Meinen (immerhin dreitägigen) Skiferien sei Dank hatte ich mich schon am Donnerstag in den Süden aufgemacht, um Pécs noch einmal auf eigene Faust ausführlich zu erkunden. Dieses Mal spielte mit strahlendem Sonnenschein sogar das Wetter mit! Voll motiviert bestieg ich also beide Hügel, auf denen je eine Kapelle gepaart mit einer wunderschönen Aussicht über die Stadt untergebracht sind, dazu ein brutalistisches Siegesdenkmal aus der kommunistischen Zeit – seht selbst!
Nach einem kleinen Rundgang durch die Innenstadt stieg unsere Aufregung (unsere multinationale Gruppe – zwei Deutsche, eine Französin und eine Schweizerin – war inzwischen auf vier angewachsen), denn zum ersten Mal in unserem Leben hatten wir unsere Unterkunft über Couchsurfing organisiert. Das Ergebnis, kurz und bündig: Es war ein unvergessliches Erlebnis. Ein unfassbar netter Host, eine Unterkunft in einem wunderschönen Haus am Stadtrand, geduldige Begleitung bis in den frühen Morgen hinein und ein riesiges ungarisches Frühstück am nächsten Tag! Das wird sicher nicht meine letzte Couchsurfing-Erfahrung gewesen sein.

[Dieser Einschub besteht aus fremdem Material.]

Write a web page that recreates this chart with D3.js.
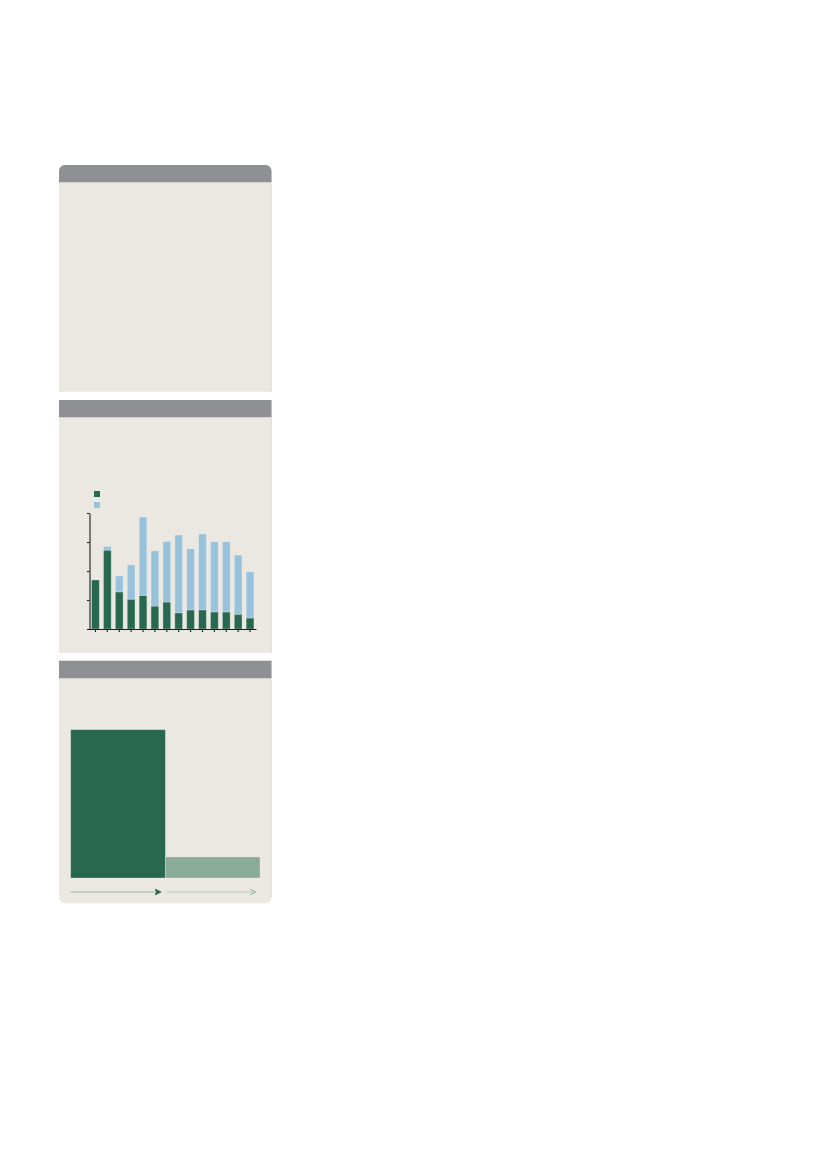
<!DOCTYPE html>
<html>
<head>
<meta charset="utf-8">
<script src="https://cdn.jsdelivr.net/npm/d3@7"></script>
<style>
  body { margin: 0; background: #fff; }
  svg { display: block; }
</style>
</head>
<body>
<div id="graf"></div>
<script>
// data for the stacked bars (middle panel)
const periods = ["p01", "p02", "p03", "p04", "p05", "p06", "p07", "p08", "p09", "p10", "p11", "p12", "p13", "p14"]
const greenVals = [16.9, 27.2, 12.8, 10.3, 11.6, 7.9, 9.3, 5.6, 6.6, 6.6, 5.9, 5.9, 5.1, 3.8]
const blueVals = [0, 1.3, 5.5, 11.8, 27.0, 19.1, 20.9, 26.8, 21.1, 26.2, 24.2, 24.2, 20.4, 15.9]
const yTicks = [0, 10, 20, 30, 40]

// data for the two wide bars (bottom panel)
const shareCats = ["a", "b"]
const shareVals = [100, 14.2]

const svg = d3.select("#graf")
  .append("svg")
  .attr("width", 826)
  .attr("height", 1169)

const headerCol = "#8f9094"
const bodyCol = "#ebe7e1"
const dark = "#286850"
const blue = "#98c2db"
const pale = "#8aab98"

// panels
const px0 = 59, px1 = 271.5, r = 6
const panels = [
  { top: 165, head: 182.3, bottom: 391.7, rt: true, rb: false },
  { top: 400, head: 417.3, bottom: 652.7, rt: false, rb: false },
  { top: 660.7, head: 678.3, bottom: 903.3, rt: false, rb: true }
]

const panelPath = (y0, y1, rt, rb) => {
  const p = d3.path()
  p.moveTo(px0 + (rt ? r : 0), y0)
  p.lineTo(px1 - (rt ? r : 0), y0)
  if (rt) p.arcTo(px1, y0, px1, y0 + r, r)
  p.lineTo(px1, y1 - (rb ? r : 0))
  if (rb) p.arcTo(px1, y1, px1 - r, y1, r)
  p.lineTo(px0 + (rb ? r : 0), y1)
  if (rb) p.arcTo(px0, y1, px0, y1 - r, r)
  p.lineTo(px0, y0 + (rt ? r : 0))
  if (rt) p.arcTo(px0, y0, px0 + r, y0, r)
  p.closePath()
  return p.toString()
}

panels.forEach(pn => {
  svg.append("path")
    .attr("d", panelPath(pn.top, pn.bottom, pn.rt, pn.rb))
    .attr("fill", bodyCol)
  svg.append("path")
    .attr("d", panelPath(pn.top, pn.head, pn.rt, false))
    .attr("fill", headerCol)
  svg.append("line")
    .attr("x1", px1 - 0.5).attr("x2", px1 - 0.5)
    .attr("y1", pn.head).attr("y2", pn.bottom - (pn.rb ? r : 0))
    .attr("stroke", "#dcd8d2")
    .attr("stroke-width", 1)
})

// ---- stacked bar chart ----
const x = d3.scaleBand()
  .domain(periods)
  .range([89.5, 256])
  .paddingInner(0.35)
  .paddingOuter(0.175)

const y = d3.scaleLinear()
  .domain([0, 40])
  .range([629, 513])

const stackData = periods.map((p, i) => ({ period: p, green: greenVals[i], blue: blueVals[i] }))
const series = d3.stack().keys(["green", "blue"])(stackData)
const colors = { green: dark, blue: blue }

svg.append("g")
  .selectAll("g")
  .data(series)
  .join("g")
  .attr("fill", d => colors[d.key])
  .selectAll("rect")
  .data(d => d.filter(s => s[1] - s[0] > 0))
  .join("rect")
  .attr("x", d => x(d.data.period))
  .attr("y", d => y(d[1]))
  .attr("width", x.bandwidth())
  .attr("height", d => y(d[0]) - y(d[1]))
  .attr("stroke", "#ffffff")
  .attr("stroke-opacity", 0.35)
  .attr("stroke-width", 0.8)

// legend
svg.append("rect").attr("x", 94).attr("y", 491).attr("width", 6).attr("height", 6).attr("fill", dark)
svg.append("rect").attr("x", 94).attr("y", 502).attr("width", 6).attr("height", 6).attr("fill", blue)

const yAxis = d3.axisLeft(y).tickValues(yTicks).tickSize(2.5).tickSizeOuter(0).tickFormat("")
svg.append("g")
  .attr("transform", "translate(89.5,0)")
  .call(yAxis)
  .call(g => g.selectAll("path, line").attr("stroke", "#1c1c1c").attr("stroke-width", 1.1))

const xAxis = d3.axisBottom(x).tickSize(3).tickSizeOuter(0).tickFormat("")
svg.append("g")
  .attr("transform", "translate(0,629)")
  .call(xAxis)
  .call(g => g.select(".domain").attr("d", "M87,0.5H256.5"))
  .call(g => g.selectAll("path, line").attr("stroke", "#1c1c1c").attr("stroke-width", 1.1))

// ---- two wide bars ----
const x2 = d3.scaleBand()
  .domain(shareCats)
  .range([70.7, 260])

const y2 = d3.scaleLinear()
  .domain([0, 100])
  .range([878, 729.7])

const shareCols = [dark, pale]

svg.append("g")
  .selectAll("rect")
  .data(shareVals)
  .join("rect")
  .attr("x", (d, i) => x2(shareCats[i]))
  .attr("y", d => y2(d))
  .attr("width", x2.bandwidth())
  .attr("height", d => y2(0) - y2(d))
  .attr("fill", (d, i) => shareCols[i])
  .attr("stroke", "#ffffff")
  .attr("stroke-opacity", 0.3)
  .attr("stroke-width", 0.8)

// arrows under the bars
const defs = svg.append("defs")
const arrowCols = [
  { line: "#93b8a5", head: dark },
  { line: "#b3cbbd", head: pale }
]
arrowCols.forEach((c, i) => {
  defs.append("marker")
    .attr("id", `head${i}`)
    .attr("viewBox", "0 0 10 10")
    .attr("refX", 9).attr("refY", 5)
    .attr("markerWidth", 6).attr("markerHeight", 6)
    .attr("markerUnits", "userSpaceOnUse")
    .attr("orient", "auto")
    .append("path")
    .attr("d", i === 0 ? "M0,0L10,5L0,10L3,5Z" : "M0,0L10,5L0,10")
    .attr("fill", i === 0 ? c.head : "none")
    .attr("stroke", c.head)
    .attr("stroke-width", 1.5)
})

svg.append("g")
  .selectAll("line")
  .data(shareCats)
  .join("line")
  .attr("x1", (d, i) => x2(d) + (i === 0 ? 0 : 1.5))
  .attr("x2", d => x2(d) + x2.bandwidth() - 5)
  .attr("y1", 892)
  .attr("y2", 892)
  .attr("stroke", (d, i) => arrowCols[i].line)
  .attr("stroke-width", 1.2)
  .attr("marker-end", (d, i) => `url(#head${i})`)
</script>
</body>
</html>
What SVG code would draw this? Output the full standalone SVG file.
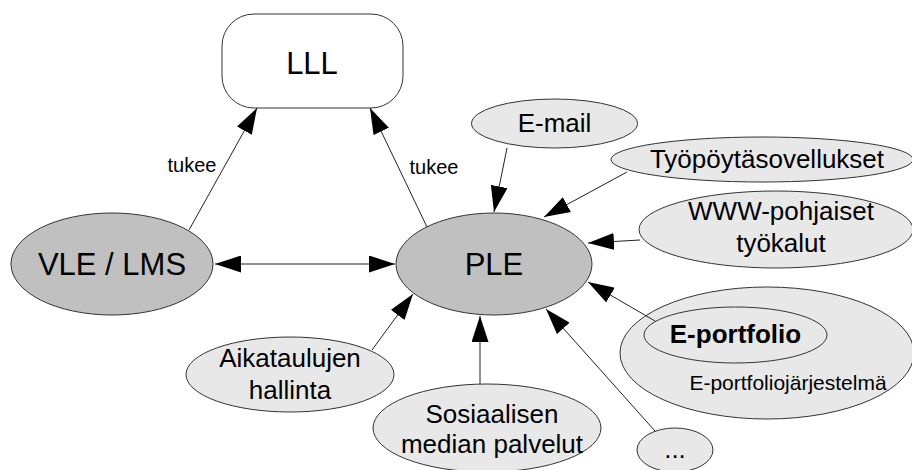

Dann ging es aber endgültig weiter in die Stadt, wegen der wir eigentlich in den Süden gekommen waren – 40 Kilometer, also eine Stunde mit dem schnellen (!) Bus, nach Mohács. Schon am Samstagmittag erwartete uns dort die geballte Ladung Kultur: Ein großer ungarischer Markt, auf dem von kolbázs (Innereien-Wurst, mmmmh, lecker!) über lángos über Kartoffelschäler bis hin zu hübschen Trianon-Holztafeln fürs heimische Wohnzimmer alle Ungarn-Reiseführer-Klischees feilgeboten wurden (OK, vielleicht ist der Kartoffelschäler hiervon auszunehmen). Dazu traten zahlreiche Volkstanzgruppen auf, auch aus den deutschen und kroatischen Minderheiten, und natürlich kreuzte hin und wieder der eine oder andere Busó mit einer Flasche pálinka den Weg.
Der eigentliche Höhepunkt aber stand am Sonntag an. Noch vor dem Feuer zogen alle Busó-Gruppen (insgesamt waren es 3000 Teilnehmer!) mit eindrucksvoll dekorierten Wagen durch die Hauptstraße. Dabei muss man sich einmal komplett von der deutschen Vorstellung des „Uff-da-da“-Faschingszugs verabschieden und sich vorstellen, dass hier keine überdimensionierten Wägen mit Bonbons werfenden Karnevalisten durch die Straßen kurven, sondern vielmehr die Dorfjugend offenbar eine riesige Freude daran hatte, ein paar alte Trabis in „traditionelle“ Gefährte umzuwandeln. Das ist auf jeden Fall mehr als gelungen!
Nach einem standardgemäßen (und sogar ziemlich guten) lángos und einem Sonnenuntergangs-Bier an der Donau ging es zum Höhepunkt: dem Feuer. Und wirklich, es wirkte – zumindest ist das Wetter seitdem spürbar wärmer und sonniger geworden. Der Winter ist tot, es lebe der Frühling!